Output the data word for word, dropping every image.

◇ ◇ ◇ ◇ ◇ ◇ ◇

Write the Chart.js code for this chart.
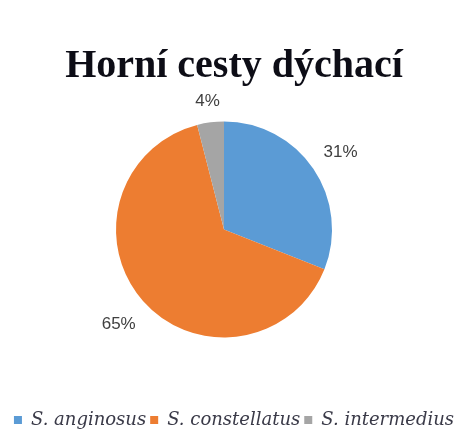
<!DOCTYPE html>
<html>
<head>
<meta charset="utf-8">
<script src="https://cdn.jsdelivr.net/npm/chart.js@4/dist/chart.umd.min.js"></script>
<style>
  html, body { margin: 0; padding: 0; background: #ffffff; }
  #wrap { width: 462px; height: 432px; }
</style>
</head>
<body>
<div id="wrap"><canvas id="c" width="462" height="432"></canvas></div>
<script>
// Podíl druhů ve vzorcích z horních cest dýchacích (%)
const categories = ['S. anginosus', 'S. constellatus', 'S. intermedius'];
const shares = [31, 65, 4];
const sliceColors = ['#5B9BD5', '#ED7D31', '#A5A5A5'];
const chartTitle = 'Horní cesty dýchací';

// Empty layout box that only reserves space next to the plot area
function gapBox(position, size) {
  return {
    position, weight: 0, fullSize: false, options: {},
    left: 0, top: 0, right: 0, bottom: 0, width: 0, height: 0,
    isHorizontal() { return position === 'top' || position === 'bottom'; },
    update(maxW, maxH) {
      if (this.isHorizontal()) { this.width = maxW; this.height = size; }
      else { this.width = size; this.height = maxH; }
    },
    draw() {}
  };
}

// Keeps the pie slightly left of and above the centre of the free area
const plotGaps = {
  id: 'plotGaps',
  beforeInit(chart) {
    Chart.layouts.addBox(chart, gapBox('right', 20));
    Chart.layouts.addBox(chart, gapBox('bottom', 39));
  }
};

// Percentage labels placed just outside each slice
const outsideLabels = {
  id: 'outsideLabels',
  afterDatasetsDraw(chart) {
    const ctx = chart.ctx;
    const meta = chart.getDatasetMeta(0);
    const values = chart.data.datasets[0].data;
    ctx.save();
    ctx.font = '17px "Liberation Sans", Arial, sans-serif';
    ctx.fillStyle = '#404040';
    ctx.textAlign = 'center';
    ctx.textBaseline = 'middle';
    meta.data.forEach((arc, i) => {
      const p = arc.getProps(['x', 'y', 'startAngle', 'endAngle', 'outerRadius'], true);
      const mid = (p.startAngle + p.endAngle) / 2;
      const text = values[i] + '%';
      const w = ctx.measureText(text).width;
      const h = 14;
      const c = Math.cos(mid), s = Math.sin(mid);
      const d = p.outerRadius + 15 + Math.abs(c) * w / 2 + Math.abs(s) * h / 2;
      ctx.fillText(text, p.x + c * d, p.y + s * d + 2);
    });
    ctx.restore();
  }
};

new Chart(document.getElementById('c'), {
  type: 'pie',
  data: {
    labels: categories,
    datasets: [{
      data: shares,
      backgroundColor: sliceColors,
      borderWidth: 0,
      radius: 108
    }]
  },
  options: {
    responsive: false,
    animation: false,
    layout: { padding: { top: 0, left: 6, right: 0, bottom: -7 } },
    plugins: {
      title: {
        display: true,
        text: chartTitle,
        color: '#0d0d16',
        font: { family: '"Liberation Serif", "Times New Roman", serif', size: 40, weight: 'bold' },
        padding: { top: 43, bottom: 0 }
      },
      legend: {
        display: true,
        position: 'bottom',
        labels: {
          boxWidth: 8,
          boxHeight: 8,
          padding: 4,
          color: '#3a3a48',
          font: { family: '"DejaVu Serif", serif', size: 18, style: 'italic' }
        }
      },
      tooltip: { enabled: false }
    }
  },
  plugins: [plotGaps, outsideLabels]
});
</script>
</body>
</html>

◇ ◇ ◇ ◇ ◇ ◇ ◇

RESPONSE TO THE TASK =>
Write the Chart.js code for this chart.
<!DOCTYPE html>
<html>
<head>
<meta charset="utf-8">
<script src="https://cdn.jsdelivr.net/npm/chart.js@4/dist/chart.umd.min.js"></script>
<style>
  html, body { margin: 0; padding: 0; background: #ffffff; }
  #wrap { width: 462px; height: 432px; }
</style>
</head>
<body>
<div id="wrap"><canvas id="c" width="462" height="432"></canvas></div>
<script>
// Podíl druhů ve vzorcích z horních cest dýchacích (%)
const categories = ['S. anginosus', 'S. constellatus', 'S. intermedius'];
const shares = [31, 65, 4];
const sliceColors = ['#5B9BD5', '#ED7D31', '#A5A5A5'];
const chartTitle = 'Horní cesty dýchací';

// Empty layout box that only reserves space next to the plot area
function gapBox(position, size) {
  return {
    position, weight: 0, fullSize: false, options: {},
    left: 0, top: 0, right: 0, bottom: 0, width: 0, height: 0,
    isHorizontal() { return position === 'top' || position === 'bottom'; },
    update(maxW, maxH) {
      if (this.isHorizontal()) { this.width = maxW; this.height = size; }
      else { this.width = size; this.height = maxH; }
    },
    draw() {}
  };
}

// Keeps the pie slightly left of and above the centre of the free area
const plotGaps = {
  id: 'plotGaps',
  beforeInit(chart) {
    Chart.layouts.addBox(chart, gapBox('right', 20));
    Chart.layouts.addBox(chart, gapBox('bottom', 39));
  }
};

// Percentage labels placed just outside each slice
const outsideLabels = {
  id: 'outsideLabels',
  afterDatasetsDraw(chart) {
    const ctx = chart.ctx;
    const meta = chart.getDatasetMeta(0);
    const values = chart.data.datasets[0].data;
    ctx.save();
    ctx.font = '17px "Liberation Sans", Arial, sans-serif';
    ctx.fillStyle = '#404040';
    ctx.textAlign = 'center';
    ctx.textBaseline = 'middle';
    meta.data.forEach((arc, i) => {
      const p = arc.getProps(['x', 'y', 'startAngle', 'endAngle', 'outerRadius'], true);
      const mid = (p.startAngle + p.endAngle) / 2;
      const text = values[i] + '%';
      const w = ctx.measureText(text).width;
      const h = 14;
      const c = Math.cos(mid), s = Math.sin(mid);
      const d = p.outerRadius + 15 + Math.abs(c) * w / 2 + Math.abs(s) * h / 2;
      ctx.fillText(text, p.x + c * d, p.y + s * d + 2);
    });
    ctx.restore();
  }
};

new Chart(document.getElementById('c'), {
  type: 'pie',
  data: {
    labels: categories,
    datasets: [{
      data: shares,
      backgroundColor: sliceColors,
      borderWidth: 0,
      radius: 108
    }]
  },
  options: {
    responsive: false,
    animation: false,
    layout: { padding: { top: 0, left: 6, right: 0, bottom: -7 } },
    plugins: {
      title: {
        display: true,
        text: chartTitle,
        color: '#0d0d16',
        font: { family: '"Liberation Serif", "Times New Roman", serif', size: 40, weight: 'bold' },
        padding: { top: 43, bottom: 0 }
      },
      legend: {
        display: true,
        position: 'bottom',
        labels: {
          boxWidth: 8,
          boxHeight: 8,
          padding: 4,
          color: '#3a3a48',
          font: { family: '"DejaVu Serif", serif', size: 18, style: 'italic' }
        }
      },
      tooltip: { enabled: false }
    }
  },
  plugins: [plotGaps, outsideLabels]
});
</script>
</body>
</html>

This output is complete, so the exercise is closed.